You can check the status of your deployment over a certain time period, which, by default, is the past 24 hours. If necessary, you can set a different date/time period to check your deployment states for up to 6 months earlier than the current time.

Deploy_health3

Selecting the Check logs button takes you to the Logs tab of the Workloads / (name of deployment) page, where you can view details related to your deployment’s executions.

Deploy_health4

Instead of the Check logs button, some types of deployments, such as Schedules and Shortcuts, have a Check Executions button. Selecting this button takes you to the Recent Runs tab of the Details page of your deployment, allowing you to check whether the expected executions were successfully completed.

Deploy_health5

Different tiles in the Health page present different types of information related to your deployment. These tiles vary depending on the type of deployment created. For example, if your deployment is a Rest API, tiles for the following items display.

  • Request count
  • Error count
  • CPU usage
  • Memory usage
  • Response time
  • Request size

However, if your deployment is a Schedule, only tiles for the following display.

  • Error count
  • CPU usage
  • Memory usage

Deploy_health6

tip

Knowledge of a deployment’s CPU and memory usage will help you determine whether your deployment was overprovisioned.

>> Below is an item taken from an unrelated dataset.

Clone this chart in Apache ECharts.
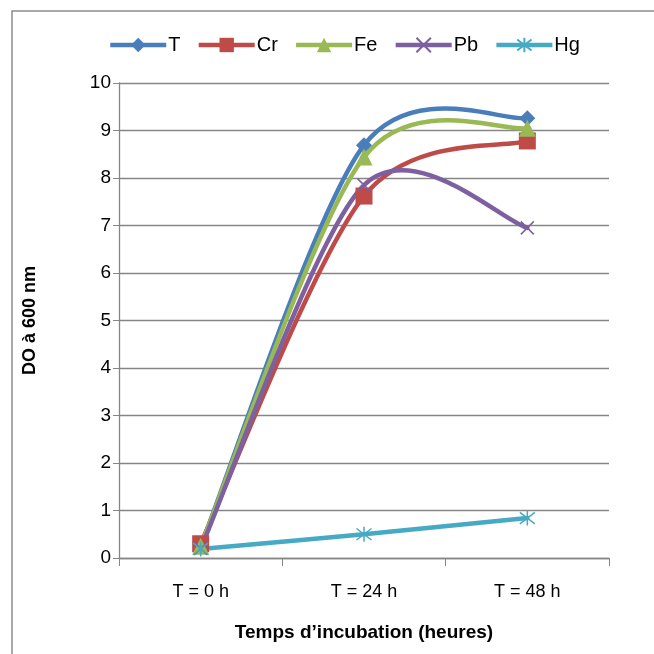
<!DOCTYPE html>
<html><head><meta charset="utf-8">
<script src="https://cdn.jsdelivr.net/npm/echarts@6/dist/echarts.min.js"></script>
<style>html,body{margin:0;padding:0;background:#fff}#c{width:654px;height:654px}</style>
</head><body><div id="c"></div>
<script>
var categories = ['T = 0 h', 'T = 24 h', 'T = 48 h'];
var seriesNames = ['T', 'Cr', 'Fe', 'Pb', 'Hg'];
var valT  = [0.25, 8.69, 9.26];
var valCr = [0.30, 7.62, 8.78];
var valFe = [0.25, 8.44, 9.05];
var valPb = [0.20, 7.85, 6.95];
var valHg = [0.19, 0.50, 0.84];
var yTicks = [0,1,2,3,4,5,6,7,8,9,10];

var font = 'Liberation Sans, Arial, sans-serif';
var colors = {T: '#4A7EBB', Cr: '#BE4B48', Fe: '#98B954', Pb: '#7D60A0', Hg: '#46AAC5'};
var chart = echarts.init(document.getElementById('c'));

// Excel-like smoothed curve (Catmull-Rom -> cubic Bezier) drawn in pixel space from api.coord
function curveSeries(vals, color) {
  return {
    type: 'custom', silent: true, z: 2,
    data: vals.map(function(v, i){ return [i, v]; }),
    encode: {x: 0, y: 1},
    renderItem: function(params, api) {
      if (params.dataIndex !== 0) return null;
      var p = vals.map(function(v, i){ return api.coord([i, v]); });
      var n = p.length, k = 6.6;
      var d = 'M' + p[0][0] + ',' + p[0][1];
      for (var i = 0; i < n - 1; i++) {
        var p0 = p[Math.max(i - 1, 0)], p1 = p[i], p2 = p[i + 1], p3 = p[Math.min(i + 2, n - 1)];
        var c1x = p1[0] + (p2[0] - p0[0]) / k, c1y = p1[1] + (p2[1] - p0[1]) / k;
        var c2x = p2[0] - (p3[0] - p1[0]) / k, c2y = p2[1] - (p3[1] - p1[1]) / k;
        d += ' C' + c1x + ',' + c1y + ' ' + c2x + ',' + c2y + ' ' + p2[0] + ',' + p2[1];
      }
      return {type: 'path', shape: {pathData: d},
        style: {fill: 'none', stroke: color, lineWidth: 4.5, lineCap: 'round', lineJoin: 'round'}};
    }
  };
}
function mk(name, data, symbol, size, extra) {
  var color = colors[name];
  return {
    name: name, type: 'line', data: data, z: 3,
    symbol: symbol, symbolSize: size,
    lineStyle: {color: color, width: 4.5, opacity: 0},
    itemStyle: Object.assign({color: color}, extra || {}),
    emphasis: {disabled: true}
  };
}
var xPath = 'path://M0,0L10,10M10,0L0,10';
var starPath = 'path://M0,0L10,10M10,0L0,10M5,-1.5L5,11.5';
var series = [];
series.push(curveSeries(valT, colors.T));
series.push(mk('T', valT, 'diamond', 16));
series.push(curveSeries(valCr, colors.Cr));
series.push(mk('Cr', valCr, 'rect', 17));
series.push(curveSeries(valFe, colors.Fe));
series.push(mk('Fe', valFe, 'triangle', 17));
series.push(curveSeries(valPb, colors.Pb));
series.push(mk('Pb', valPb, xPath, 13, {color: 'none', borderColor: colors.Pb, borderWidth: 1.5}));
series.push(curveSeries(valHg, colors.Hg));
series.push(mk('Hg', valHg, starPath, 15, {color: 'none', borderColor: colors.Hg, borderWidth: 1.5}));

chart.setOption({
  animation: false,
  graphic: [{type: 'rect', shape: {x: 12, y: 11, width: 700, height: 700}, style: {fill: 'none', stroke: '#8c8c8c', lineWidth: 1.5}}],
  legend: {
    top: 30, left: 103, itemWidth: 56, itemHeight: 18, itemGap: 16,
    textStyle: {fontFamily: font, fontSize: 20, color: '#000', padding: [0,0,0,-3]},
    data: seriesNames.map(function(n){ return {name: n, lineStyle: {opacity: 1, width: 4.5, color: colors[n]}}; })
  },
  grid: {left: 119, right: 45, top: 83, bottom: 96},
  xAxis: {
    type: 'category', data: categories, boundaryGap: true,
    axisLine: {lineStyle: {color: '#868686', width: 1.3}},
    axisTick: {show: true, length: 8, lineStyle: {color: '#868686'}},
    axisLabel: {fontFamily: font, fontSize: 18, color: '#000', margin: 25},
    name: 'Temps d\u2019incubation (heures)', nameLocation: 'middle', nameGap: 65,
    nameTextStyle: {fontFamily: font, fontSize: 19, fontWeight: 'bold', color: '#000'}
  },
  yAxis: {
    type: 'value', min: 0, max: 10, interval: 1,
    axisLine: {show: true, lineStyle: {color: '#868686', width: 1.3}},
    axisTick: {show: true, length: 6, lineStyle: {color: '#868686'}},
    splitLine: {lineStyle: {color: '#868686', width: 1.3}},
    axisLabel: {fontFamily: font, fontSize: 19, color: '#000', margin: 8,
      formatter: function(v){ return yTicks.indexOf(v) >= 0 ? String(v) : ''; }},
    name: 'DO \u00e0 600 nm', nameLocation: 'middle', nameGap: 80, nameRotate: 90,
    nameTextStyle: {fontFamily: font, fontSize: 18, fontWeight: 'bold', color: '#000'}
  },
  series: series
});
</script></body></html>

If you observe that the CPU and memory usage of your deployment is well below the values you allotted for it, you may consider editing this deployment to reduce its resource allocation, thereby freeing up resources for other purposes.

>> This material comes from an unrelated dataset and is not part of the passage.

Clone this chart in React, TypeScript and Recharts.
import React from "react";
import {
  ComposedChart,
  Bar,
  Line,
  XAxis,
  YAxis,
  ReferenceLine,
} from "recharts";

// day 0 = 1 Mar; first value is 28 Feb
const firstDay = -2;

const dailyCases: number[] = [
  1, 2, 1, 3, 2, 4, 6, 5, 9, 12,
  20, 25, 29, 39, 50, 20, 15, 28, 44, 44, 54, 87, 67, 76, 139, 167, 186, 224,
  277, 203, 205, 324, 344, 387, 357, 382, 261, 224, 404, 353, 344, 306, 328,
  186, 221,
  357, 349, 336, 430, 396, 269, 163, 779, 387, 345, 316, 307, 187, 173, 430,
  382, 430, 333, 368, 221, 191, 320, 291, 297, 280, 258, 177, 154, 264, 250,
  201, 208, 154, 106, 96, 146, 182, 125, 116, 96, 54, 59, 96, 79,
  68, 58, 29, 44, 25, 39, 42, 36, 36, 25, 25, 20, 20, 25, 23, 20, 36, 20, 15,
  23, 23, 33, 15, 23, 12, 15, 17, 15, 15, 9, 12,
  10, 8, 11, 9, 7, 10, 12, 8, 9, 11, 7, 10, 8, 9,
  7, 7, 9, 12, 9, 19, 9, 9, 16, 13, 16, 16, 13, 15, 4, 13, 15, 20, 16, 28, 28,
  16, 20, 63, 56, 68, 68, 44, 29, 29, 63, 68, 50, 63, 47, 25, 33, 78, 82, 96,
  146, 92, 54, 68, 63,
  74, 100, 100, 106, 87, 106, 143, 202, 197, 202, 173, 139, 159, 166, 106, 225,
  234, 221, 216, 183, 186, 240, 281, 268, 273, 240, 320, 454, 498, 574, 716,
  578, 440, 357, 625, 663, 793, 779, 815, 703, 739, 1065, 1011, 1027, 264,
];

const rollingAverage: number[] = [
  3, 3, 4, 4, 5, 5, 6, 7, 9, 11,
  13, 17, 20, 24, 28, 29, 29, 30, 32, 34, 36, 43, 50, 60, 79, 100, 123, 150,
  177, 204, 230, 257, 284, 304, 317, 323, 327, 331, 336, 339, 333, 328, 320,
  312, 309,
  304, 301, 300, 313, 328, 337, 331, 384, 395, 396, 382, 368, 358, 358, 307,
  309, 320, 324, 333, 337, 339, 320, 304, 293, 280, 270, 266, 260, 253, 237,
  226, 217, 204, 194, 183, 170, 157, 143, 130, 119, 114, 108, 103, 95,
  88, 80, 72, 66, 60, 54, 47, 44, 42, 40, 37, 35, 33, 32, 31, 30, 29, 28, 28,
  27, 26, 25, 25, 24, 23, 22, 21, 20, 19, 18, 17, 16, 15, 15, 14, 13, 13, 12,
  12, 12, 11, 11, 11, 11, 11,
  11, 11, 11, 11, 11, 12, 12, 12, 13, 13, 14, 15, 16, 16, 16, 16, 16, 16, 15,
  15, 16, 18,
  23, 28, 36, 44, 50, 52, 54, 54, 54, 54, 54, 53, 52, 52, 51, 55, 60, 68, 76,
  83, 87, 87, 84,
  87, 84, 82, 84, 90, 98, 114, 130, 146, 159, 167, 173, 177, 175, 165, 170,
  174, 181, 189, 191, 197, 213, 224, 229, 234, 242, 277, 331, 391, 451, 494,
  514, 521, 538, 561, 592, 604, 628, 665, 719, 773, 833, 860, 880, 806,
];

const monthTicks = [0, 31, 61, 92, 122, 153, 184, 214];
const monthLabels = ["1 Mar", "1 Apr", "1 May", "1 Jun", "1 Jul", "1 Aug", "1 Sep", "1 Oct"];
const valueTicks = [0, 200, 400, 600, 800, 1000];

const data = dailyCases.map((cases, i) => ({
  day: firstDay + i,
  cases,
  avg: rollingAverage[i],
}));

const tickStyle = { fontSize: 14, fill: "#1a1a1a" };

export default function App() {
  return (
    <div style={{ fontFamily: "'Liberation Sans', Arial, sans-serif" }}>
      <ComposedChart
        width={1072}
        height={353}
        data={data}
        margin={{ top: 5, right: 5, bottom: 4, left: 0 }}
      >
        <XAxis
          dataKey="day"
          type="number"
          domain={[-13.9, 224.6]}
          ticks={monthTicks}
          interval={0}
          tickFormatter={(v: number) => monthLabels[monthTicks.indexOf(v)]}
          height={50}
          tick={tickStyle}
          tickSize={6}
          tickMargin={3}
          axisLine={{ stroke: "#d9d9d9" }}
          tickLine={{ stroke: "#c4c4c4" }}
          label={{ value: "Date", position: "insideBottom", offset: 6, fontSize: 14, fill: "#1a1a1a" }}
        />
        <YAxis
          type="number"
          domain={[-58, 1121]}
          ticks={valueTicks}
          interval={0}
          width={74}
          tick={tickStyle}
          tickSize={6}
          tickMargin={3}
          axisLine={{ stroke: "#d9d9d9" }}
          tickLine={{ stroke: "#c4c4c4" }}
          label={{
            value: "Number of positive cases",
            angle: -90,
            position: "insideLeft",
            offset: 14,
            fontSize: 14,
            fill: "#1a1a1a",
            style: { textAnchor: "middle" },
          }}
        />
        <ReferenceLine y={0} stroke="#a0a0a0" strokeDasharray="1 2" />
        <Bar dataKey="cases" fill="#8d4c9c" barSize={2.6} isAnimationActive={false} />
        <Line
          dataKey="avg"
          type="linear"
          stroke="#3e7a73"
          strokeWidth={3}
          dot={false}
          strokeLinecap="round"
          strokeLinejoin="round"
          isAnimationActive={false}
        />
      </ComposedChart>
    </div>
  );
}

Charts corresponding to these tiles are also available to help you visualize the actual details of a deployment’s execution, identifying spikes where errors could potentially occur. Which charts should display on the page can be selected by enabling them in the selector provided.

Fix deployment errors

The errors in a deployment can be fixed via a number of ways:

Edit the properties of a deployment

You can edit the properties of an unhealthy deployment to fix errors arising from incorrectly set parameters.

Deploy_health8

Once edited, re-deploy the deployment.

Deploy_health9

Acknowledge the error

Because deployments are usually created for integration with other systems, errors can arise from either side of this integration, and your deployment may be marked as unhealthy even if it was, in fact, created correctly. You may choose to simply acknowledge an unhealthy deployment if you have fixed it or are certain that the error is not due to issues related to its creation.

Deploy_health10

When an unhealthy deployment is acknowledged, its status changes from Needs attention to Healthy.

Deploy_health11

In addition, the Deployments page is updated and errors for the deployment are no longer counted.

Deploy_health12

Delete and recreate the deployment

In some cases, the only way to fix a deployment is to delete and recreate it.